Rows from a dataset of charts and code
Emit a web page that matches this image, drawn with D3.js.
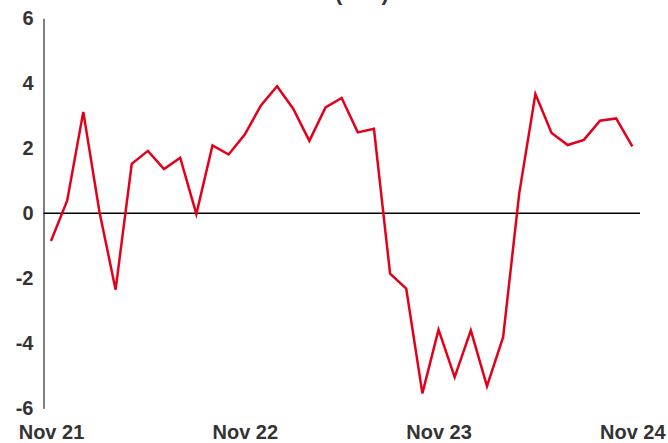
<!DOCTYPE html>
<html>
<head>
<meta charset="utf-8">
<script src="https://cdn.jsdelivr.net/npm/d3@7"></script>
<style>
  body { margin: 0; background: #fff; }
  svg { display: block; font-family: "Liberation Sans", Arial, sans-serif; }
</style>
</head>
<body>
<div id="chart"></div>
<script>
// monthly values, Nov 21 .. Nov 24
const values = [
  -0.85, 0.39, 3.12, 0.05, -2.35, 1.52, 1.92, 1.36, 1.71, -0.02, 2.09, 1.81,
  2.42, 3.32, 3.91, 3.22, 2.23, 3.26, 3.55, 2.49, 2.60, -1.86, -2.32,
  -5.54, -3.58, -5.04, -3.60, -5.32, -3.81, 0.62, 3.67, 2.47, 2.10, 2.26, 2.85, 2.92, 2.06
];
const months = d3.timeMonth.range(new Date(2021, 10, 1), new Date(2024, 11, 1));
const xTickLabels = ["Nov 21", "Nov 22", "Nov 23", "Nov 24"];
const yTicks = [-6, -4, -2, 0, 2, 4, 6];
const titleText = "(£bn)";

const width = 668, height = 443;
const textColor = "#333333";

const svg = d3.select("#chart").append("svg")
  .attr("width", width)
  .attr("height", height);

const x = d3.scalePoint()
  .domain(d3.range(months.length))
  .range([51, 632.3]);

const y = d3.scaleLinear()
  .domain([-6, 6])
  .range([408.3, 18.3]);

// title (cut off at the top, only the bottom of the brackets shows)
svg.append("text")
  .attr("x", 362)
  .attr("y", -0.5)
  .attr("text-anchor", "middle")
  .attr("font-size", 22)
  .attr("font-weight", "bold")
  .attr("fill", textColor)
  .text(titleText);

// y axis
const yAxis = d3.axisLeft(y).tickValues(yTicks).tickSize(0).tickPadding(10)
  .tickFormat(d => String(d));
const gY = svg.append("g")
  .attr("transform", "translate(43.5,0)")
  .call(yAxis);
gY.select(".domain").attr("stroke", "#000").attr("stroke-width", 1);
gY.selectAll("text")
  .attr("font-size", 20)
  .attr("font-weight", "bold")
  .attr("fill", textColor)
  .attr("font-family", "Liberation Sans, Arial, sans-serif");

// x axis labels (every 12 months)
const xAxis = d3.axisBottom(x)
  .tickValues([0, 12, 24, 36])
  .tickSize(0)
  .tickPadding(0)
  .tickFormat((d, i) => xTickLabels[i]);
const gX = svg.append("g")
  .attr("transform", "translate(0,425)")
  .call(xAxis);
gX.select(".domain").remove();
gX.selectAll("text")
  .attr("font-size", 20)
  .attr("font-weight", "bold")
  .attr("fill", textColor)
  .attr("font-family", "Liberation Sans, Arial, sans-serif");

// zero line
svg.append("line")
  .attr("x1", 43.5)
  .attr("x2", 640)
  .attr("y1", y(0))
  .attr("y2", y(0))
  .attr("stroke", "#000")
  .attr("stroke-width", 1.5);

// series
const line = d3.line()
  .x((d, i) => x(i))
  .y(d => y(d));

svg.append("path")
  .datum(values)
  .attr("fill", "none")
  .attr("stroke", "#e2001a")
  .attr("stroke-width", 2.5)
  .attr("stroke-linejoin", "miter")
  .attr("d", line);
</script>
</body>
</html>
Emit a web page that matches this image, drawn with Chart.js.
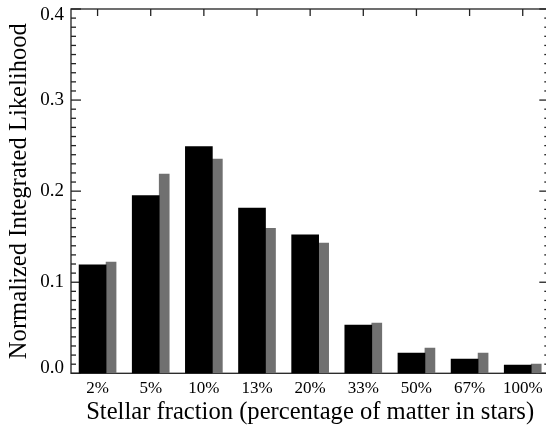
<!DOCTYPE html>
<html>
<head>
<meta charset="utf-8">
<title>Stellar fraction likelihood</title>
<script src="https://cdn.jsdelivr.net/npm/chart.js@4.4.1/dist/chart.umd.min.js"></script>
<style>
    html, body { margin: 0; padding: 0; background: #fff; overflow: hidden; }
    #chart { display: block; }
</style>
</head>
<body>
<canvas id="chart" width="560" height="432"></canvas>
<script>
const categories = ['2%', '5%', '10%', '13%', '20%', '33%', '50%', '67%', '100%'];
const likelihoodBlack = [0.119, 0.195, 0.249, 0.1815, 0.152, 0.053, 0.0223, 0.0157, 0.0091];
const likelihoodGray = [0.1222, 0.2188, 0.2353, 0.1592, 0.1431, 0.0552, 0.0278, 0.0223, 0.0102];
const yTicks = [0, 0.1, 0.2, 0.3, 0.4];

// bars sit side by side around each category index
const blackShift = -0.094;
const grayShift = 0.254;

const serif = 'Liberation Serif';
const lastY = yTicks.length - 1;

// box frame with inward ticks (minor every 0.01 on both sides, one per category on top)
const axisFrame = {
    id: 'axisFrame',
    beforeDatasetsDraw(chart) {
        const { ctx, chartArea: { left, right, top, bottom }, scales: { x, y } } = chart;
        const line = (x1, y1, x2, y2) => {
            ctx.beginPath();
            ctx.moveTo(x1, y1);
            ctx.lineTo(x2, y2);
            ctx.stroke();
        };
        ctx.save();
        ctx.strokeStyle = '#222';
        ctx.lineWidth = 1.3;
        ctx.strokeRect(left, top, right - left, bottom - top);
        for (let k = 0; k <= 40; k++) {
            const py = y.getPixelForValue(k / 100);
            const len = k % 10 === 0 ? 10 : 5;
            line(left, py, left + len, py);
            line(right, py, right - len, py);
        }
        categories.forEach((c, i) => {
            const px = x.getPixelForValue(i);
            line(px, top, px, top + 7);
        });
        ctx.restore();
    }
};

const ctx = document.getElementById('chart').getContext('2d');
new Chart(ctx, {
    type: 'bar',
    data: {
        datasets: [{
            data: likelihoodBlack.map((v, i) => ({ x: i + blackShift, y: v })),
            backgroundColor: '#000000',
            barThickness: 27,
            grouped: false
        }, {
            data: likelihoodGray.map((v, i) => ({ x: i + grayShift, y: v })),
            backgroundColor: '#707070',
            barThickness: 10,
            grouped: false
        }]
    },
    options: {
        responsive: false,
        devicePixelRatio: 1,
        animation: false,
        layout: { padding: { left: 0, top: 9, right: 10.7, bottom: 0 } },
        plugins: {
            legend: { display: false },
            tooltip: { enabled: false }
        },
        scales: {
            x: {
                type: 'linear',
                offset: false,
                min: -0.5,
                max: 8.5,
                grid: { display: false, drawTicks: false, offset: false },
                border: { display: false },
                afterBuildTicks: axis => { axis.ticks = categories.map((c, i) => ({ value: i })); },
                afterFit: scale => {
                    scale.height = 58.7;
                    scale.paddingLeft = 0;
                    scale.paddingRight = 0;
                },
                ticks: {
                    padding: 5.5,
                    maxRotation: 0,
                    autoSkip: false,
                    color: '#000',
                    font: { family: serif, size: 17 },
                    callback: value => categories[value] ?? ''
                },
                title: {
                    display: true,
                    text: 'Stellar fraction (percentage of matter in stars)',
                    color: '#000',
                    font: { family: serif, size: 24.6 },
                    padding: { top: 0, bottom: 4.5 }
                }
            },
            y: {
                min: 0,
                max: 0.4,
                grid: { display: false, drawTicks: false },
                border: { display: false },
                afterBuildTicks: axis => { axis.ticks = yTicks.map(v => ({ value: v })); },
                afterFit: scale => {
                    scale.width = 71;
                    scale.paddingTop = 0;
                    scale.paddingBottom = 0;
                },
                ticks: {
                    padding: 7,
                    color: '#000',
                    // end labels are pulled inside the frame
                    font: c => ({
                        family: serif,
                        size: 19,
                        lineHeight: c.index === lastY ? '12px' : c.index === 0 ? '10px' : 1.2
                    }),
                    callback: (value, index) => {
                        const text = value.toFixed(1);
                        if (index === lastY) return ['', text];
                        if (index === 0) return [text, ''];
                        return text;
                    }
                },
                title: {
                    display: true,
                    text: 'Normalized Integrated Likelihood',
                    color: '#000',
                    font: { family: serif, size: 24.6 },
                    padding: { top: 5, bottom: 0 }
                }
            }
        }
    },
    plugins: [axisFrame]
});
</script>
</body>
</html>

**Given task**
Reproduce the entries exactly, from the line with "Emit a web page that matches this image, drawn with Chart.js." to the line with "const grayShift = 0.254;", both lines included, keeping no pictures.

**The output**
Emit a web page that matches this image, drawn with Chart.js.
<!DOCTYPE html>
<html>
<head>
<meta charset="utf-8">
<title>Stellar fraction likelihood</title>
<script src="https://cdn.jsdelivr.net/npm/chart.js@4.4.1/dist/chart.umd.min.js"></script>
<style>
    html, body { margin: 0; padding: 0; background: #fff; overflow: hidden; }
    #chart { display: block; }
</style>
</head>
<body>
<canvas id="chart" width="560" height="432"></canvas>
<script>
const categories = ['2%', '5%', '10%', '13%', '20%', '33%', '50%', '67%', '100%'];
const likelihoodBlack = [0.119, 0.195, 0.249, 0.1815, 0.152, 0.053, 0.0223, 0.0157, 0.0091];
const likelihoodGray = [0.1222, 0.2188, 0.2353, 0.1592, 0.1431, 0.0552, 0.0278, 0.0223, 0.0102];
const yTicks = [0, 0.1, 0.2, 0.3, 0.4];

// bars sit side by side around each category index
const blackShift = -0.094;
const grayShift = 0.254;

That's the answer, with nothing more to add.